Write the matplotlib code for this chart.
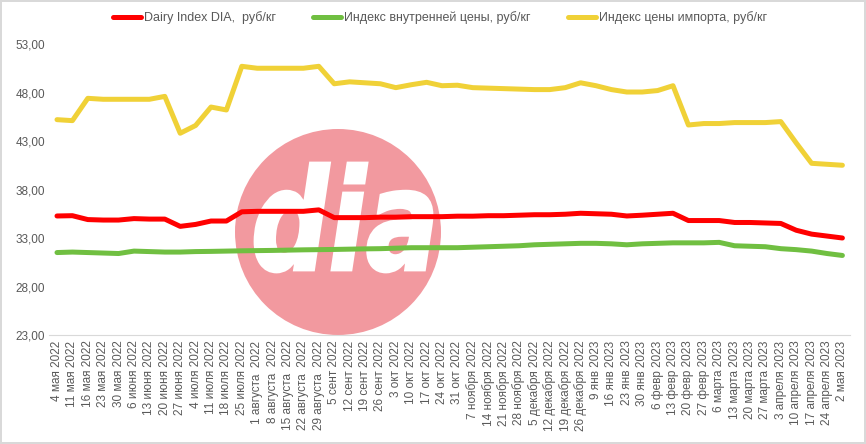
import matplotlib
matplotlib.use("Agg")
import matplotlib.pyplot as plt
from matplotlib.patches import Circle, PathPatch
from matplotlib.textpath import TextPath
from matplotlib.font_manager import FontProperties
from matplotlib.transforms import Affine2D

plt.rcParams["font.family"] = ["Liberation Sans", "DejaVu Sans"]

dates = [
    "4 мая 2022", "11 мая 2022", "16 мая 2022", "23 мая 2022", "30 мая 2022",
    "6 июня 2022", "13 июня 2022", "20 июня 2022", "27 июня 2022",
    "4 июля 2022", "11 июля 2022", "18 июля 2022", "25 июля 2022",
    "1 августа  2022", "8 августа  2022", "15 августа  2022", "22 августа  2022",
    "29 августа  2022", "5 сент 2022", "12 сент 2022", "19 сент 2022", "26 сент 2022",
    "3 окт 2022", "10 окт 2022", "17 окт 2022", "24 окт 2022", "31 окт 2022",
    "7 ноября 2022", "14 ноября 2022", "21 ноября 2022", "28 ноября 2022",
    "5 декабря 2022", "12 декабря 2022", "19 декабря 2022", "26 декабря 2022",
    "9 янв 2023", "16 янв 2023", "23 янв 2023", "30 янв 2023",
    "6 февр 2023", "13 февр 2023", "20 февр 2023", "27 февр 2023",
    "6 марта 2023", "13 марта 2023", "20 марта 2023", "27 марта 2023",
    "3 апреля 2023", "10 апреля 2023", "17 апреля 2023", "24 апреля 2023", "2 мая 2023",
]

dairy_index = [
    35.27, 35.3, 34.9, 34.85, 34.85, 35.0, 34.95, 34.95, 34.2, 34.4, 34.75, 34.75,
    35.7, 35.75, 35.75, 35.75, 35.75, 35.9, 35.1, 35.1, 35.1, 35.15, 35.15, 35.2,
    35.2, 35.2, 35.25, 35.25, 35.3, 35.3, 35.35, 35.4, 35.4, 35.45, 35.55, 35.5,
    35.45, 35.27, 35.35, 35.45, 35.55, 34.8, 34.8, 34.8, 34.6, 34.6, 34.55, 34.5,
    33.8, 33.4, 33.2, 33.0,
]

domestic_index = [
    31.5, 31.55, 31.5, 31.45, 31.4, 31.65, 31.6, 31.55, 31.55, 31.6, 31.62, 31.65,
    31.68, 31.7, 31.72, 31.75, 31.78, 31.8, 31.82, 31.85, 31.88, 31.9, 31.95, 32.0,
    32.0, 32.0, 32.0, 32.05, 32.1, 32.15, 32.2, 32.3, 32.35, 32.4, 32.45, 32.45,
    32.4, 32.3, 32.4, 32.45, 32.5, 32.5, 32.5, 32.55, 32.2, 32.15, 32.1, 31.9,
    31.8, 31.65, 31.4, 31.2,
]

import_index = [
    45.2, 45.1, 47.4, 47.3, 47.3, 47.3, 47.3, 47.6, 43.8, 44.6, 46.5, 46.2,
    50.7, 50.5, 50.5, 50.5, 50.5, 50.7, 48.9, 49.1, 49.0, 48.9, 48.5, 48.8,
    49.05, 48.7, 48.75, 48.5, 48.45, 48.4, 48.35, 48.3, 48.3, 48.5, 49.0, 48.7,
    48.3, 48.05, 48.05, 48.2, 48.7, 44.65, 44.8, 44.8, 44.9, 44.9, 44.9, 45.0,
    42.8, 40.7, 40.6, 40.5,
]

W, H = 866, 444
fig = plt.figure(figsize=(W / 100, H / 100), dpi=100)
fig.patch.set_edgecolor("#d9d9d9")
fig.patch.set_linewidth(1.5)

# plot area in pixels: x 49..850, y 44 (53) .. 335 (23)
ax = fig.add_axes([49.3 / W, (H - 335) / H, 800.8 / W, 291 / H])
ax.patch.set_visible(False)

# dia logo behind the lines
logo = Circle((338 / 100, (H - 232) / 100), 1.03, transform=fig.dpi_scale_trans,
              facecolor="#f2999f", edgecolor="none", zorder=0.5, clip_on=False)
ax.add_patch(logo)
tp = TextPath((0, 0), "dia", prop=FontProperties(family="DejaVu Sans", weight="bold", style="italic"))
bb = tp.get_extents()
x0, x1, y0, y1 = 255, 432, H - 272, H - 163
tr = (Affine2D().translate(-bb.x0, -bb.y0)
      .scale((x1 - x0) / bb.width / 100, (y1 - y0) / bb.height / 100)
      .translate(x0 / 100, y0 / 100) + fig.dpi_scale_trans)
ax.add_patch(PathPatch(tp, transform=tr, facecolor="white", edgecolor="white", lw=2,
                       zorder=0.6, clip_on=False))

x = list(range(len(dates)))
ax.plot(x, dairy_index, color="#ff0000", lw=3.6, solid_capstyle="round",
        solid_joinstyle="round", label="Dairy Index DIA,  руб/кг", zorder=3)
ax.plot(x, domestic_index, color="#70bf41", lw=3.6, solid_capstyle="round",
        solid_joinstyle="round", label="Индекс внутренней цены, руб/кг", zorder=3)
ax.plot(x, import_index, color="#f0d137", lw=3.6, solid_capstyle="round",
        solid_joinstyle="round", label="Индекс цены импорта, руб/кг", zorder=3)

ax.set_xlim(-0.5, len(dates) - 0.5)
ax.set_ylim(23, 53)
yt = [23, 28, 33, 38, 43, 48, 53]
ax.set_yticks(yt)
ax.set_yticklabels([f"{v:.2f}".replace(".", ",") for v in yt], color="#595959", fontsize=8.5)
ax.set_xticks(x)
ax.set_xticklabels(dates, rotation=90, color="#595959", fontsize=8.5)
ax.tick_params(axis="x", length=0, pad=4)
ax.tick_params(axis="y", length=0, pad=3)
for s in ["top", "right", "left"]:
    ax.spines[s].set_visible(False)
ax.spines["bottom"].set_color("#d9d9d9")
ax.spines["bottom"].set_zorder(4)

fig.legend(loc="center", bbox_to_anchor=(440 / W, (H - 18) / H), ncol=3, frameon=False,
           fontsize=9, handlelength=2.2, columnspacing=3.0, handletextpad=0.25,
           labelcolor="#595959")

fig.savefig("out.png", dpi=100)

__Directive__.
Omit the pictures, and quote the material above exactly as given.

__Answer to the problem__.
Write the matplotlib code for this chart.
import matplotlib
matplotlib.use("Agg")
import matplotlib.pyplot as plt
from matplotlib.patches import Circle, PathPatch
from matplotlib.textpath import TextPath
from matplotlib.font_manager import FontProperties
from matplotlib.transforms import Affine2D

plt.rcParams["font.family"] = ["Liberation Sans", "DejaVu Sans"]

dates = [
    "4 мая 2022", "11 мая 2022", "16 мая 2022", "23 мая 2022", "30 мая 2022",
    "6 июня 2022", "13 июня 2022", "20 июня 2022", "27 июня 2022",
    "4 июля 2022", "11 июля 2022", "18 июля 2022", "25 июля 2022",
    "1 августа  2022", "8 августа  2022", "15 августа  2022", "22 августа  2022",
    "29 августа  2022", "5 сент 2022", "12 сент 2022", "19 сент 2022", "26 сент 2022",
    "3 окт 2022", "10 окт 2022", "17 окт 2022", "24 окт 2022", "31 окт 2022",
    "7 ноября 2022", "14 ноября 2022", "21 ноября 2022", "28 ноября 2022",
    "5 декабря 2022", "12 декабря 2022", "19 декабря 2022", "26 декабря 2022",
    "9 янв 2023", "16 янв 2023", "23 янв 2023", "30 янв 2023",
    "6 февр 2023", "13 февр 2023", "20 февр 2023", "27 февр 2023",
    "6 марта 2023", "13 марта 2023", "20 марта 2023", "27 марта 2023",
    "3 апреля 2023", "10 апреля 2023", "17 апреля 2023", "24 апреля 2023", "2 мая 2023",
]

dairy_index = [
    35.27, 35.3, 34.9, 34.85, 34.85, 35.0, 34.95, 34.95, 34.2, 34.4, 34.75, 34.75,
    35.7, 35.75, 35.75, 35.75, 35.75, 35.9, 35.1, 35.1, 35.1, 35.15, 35.15, 35.2,
    35.2, 35.2, 35.25, 35.25, 35.3, 35.3, 35.35, 35.4, 35.4, 35.45, 35.55, 35.5,
    35.45, 35.27, 35.35, 35.45, 35.55, 34.8, 34.8, 34.8, 34.6, 34.6, 34.55, 34.5,
    33.8, 33.4, 33.2, 33.0,
]

domestic_index = [
    31.5, 31.55, 31.5, 31.45, 31.4, 31.65, 31.6, 31.55, 31.55, 31.6, 31.62, 31.65,
    31.68, 31.7, 31.72, 31.75, 31.78, 31.8, 31.82, 31.85, 31.88, 31.9, 31.95, 32.0,
    32.0, 32.0, 32.0, 32.05, 32.1, 32.15, 32.2, 32.3, 32.35, 32.4, 32.45, 32.45,
    32.4, 32.3, 32.4, 32.45, 32.5, 32.5, 32.5, 32.55, 32.2, 32.15, 32.1, 31.9,
    31.8, 31.65, 31.4, 31.2,
]

import_index = [
    45.2, 45.1, 47.4, 47.3, 47.3, 47.3, 47.3, 47.6, 43.8, 44.6, 46.5, 46.2,
    50.7, 50.5, 50.5, 50.5, 50.5, 50.7, 48.9, 49.1, 49.0, 48.9, 48.5, 48.8,
    49.05, 48.7, 48.75, 48.5, 48.45, 48.4, 48.35, 48.3, 48.3, 48.5, 49.0, 48.7,
    48.3, 48.05, 48.05, 48.2, 48.7, 44.65, 44.8, 44.8, 44.9, 44.9, 44.9, 45.0,
    42.8, 40.7, 40.6, 40.5,
]

W, H = 866, 444
fig = plt.figure(figsize=(W / 100, H / 100), dpi=100)
fig.patch.set_edgecolor("#d9d9d9")
fig.patch.set_linewidth(1.5)

# plot area in pixels: x 49..850, y 44 (53) .. 335 (23)
ax = fig.add_axes([49.3 / W, (H - 335) / H, 800.8 / W, 291 / H])
ax.patch.set_visible(False)

# dia logo behind the lines
logo = Circle((338 / 100, (H - 232) / 100), 1.03, transform=fig.dpi_scale_trans,
              facecolor="#f2999f", edgecolor="none", zorder=0.5, clip_on=False)
ax.add_patch(logo)
tp = TextPath((0, 0), "dia", prop=FontProperties(family="DejaVu Sans", weight="bold", style="italic"))
bb = tp.get_extents()
x0, x1, y0, y1 = 255, 432, H - 272, H - 163
tr = (Affine2D().translate(-bb.x0, -bb.y0)
      .scale((x1 - x0) / bb.width / 100, (y1 - y0) / bb.height / 100)
      .translate(x0 / 100, y0 / 100) + fig.dpi_scale_trans)
ax.add_patch(PathPatch(tp, transform=tr, facecolor="white", edgecolor="white", lw=2,
                       zorder=0.6, clip_on=False))

x = list(range(len(dates)))
ax.plot(x, dairy_index, color="#ff0000", lw=3.6, solid_capstyle="round",
        solid_joinstyle="round", label="Dairy Index DIA,  руб/кг", zorder=3)
ax.plot(x, domestic_index, color="#70bf41", lw=3.6, solid_capstyle="round",
        solid_joinstyle="round", label="Индекс внутренней цены, руб/кг", zorder=3)
ax.plot(x, import_index, color="#f0d137", lw=3.6, solid_capstyle="round",
        solid_joinstyle="round", label="Индекс цены импорта, руб/кг", zorder=3)

ax.set_xlim(-0.5, len(dates) - 0.5)
ax.set_ylim(23, 53)
yt = [23, 28, 33, 38, 43, 48, 53]
ax.set_yticks(yt)
ax.set_yticklabels([f"{v:.2f}".replace(".", ",") for v in yt], color="#595959", fontsize=8.5)
ax.set_xticks(x)
ax.set_xticklabels(dates, rotation=90, color="#595959", fontsize=8.5)
ax.tick_params(axis="x", length=0, pad=4)
ax.tick_params(axis="y", length=0, pad=3)
for s in ["top", "right", "left"]:
    ax.spines[s].set_visible(False)
ax.spines["bottom"].set_color("#d9d9d9")
ax.spines["bottom"].set_zorder(4)

fig.legend(loc="center", bbox_to_anchor=(440 / W, (H - 18) / H), ncol=3, frameon=False,
           fontsize=9, handlelength=2.2, columnspacing=3.0, handletextpad=0.25,
           labelcolor="#595959")

fig.savefig("out.png", dpi=100)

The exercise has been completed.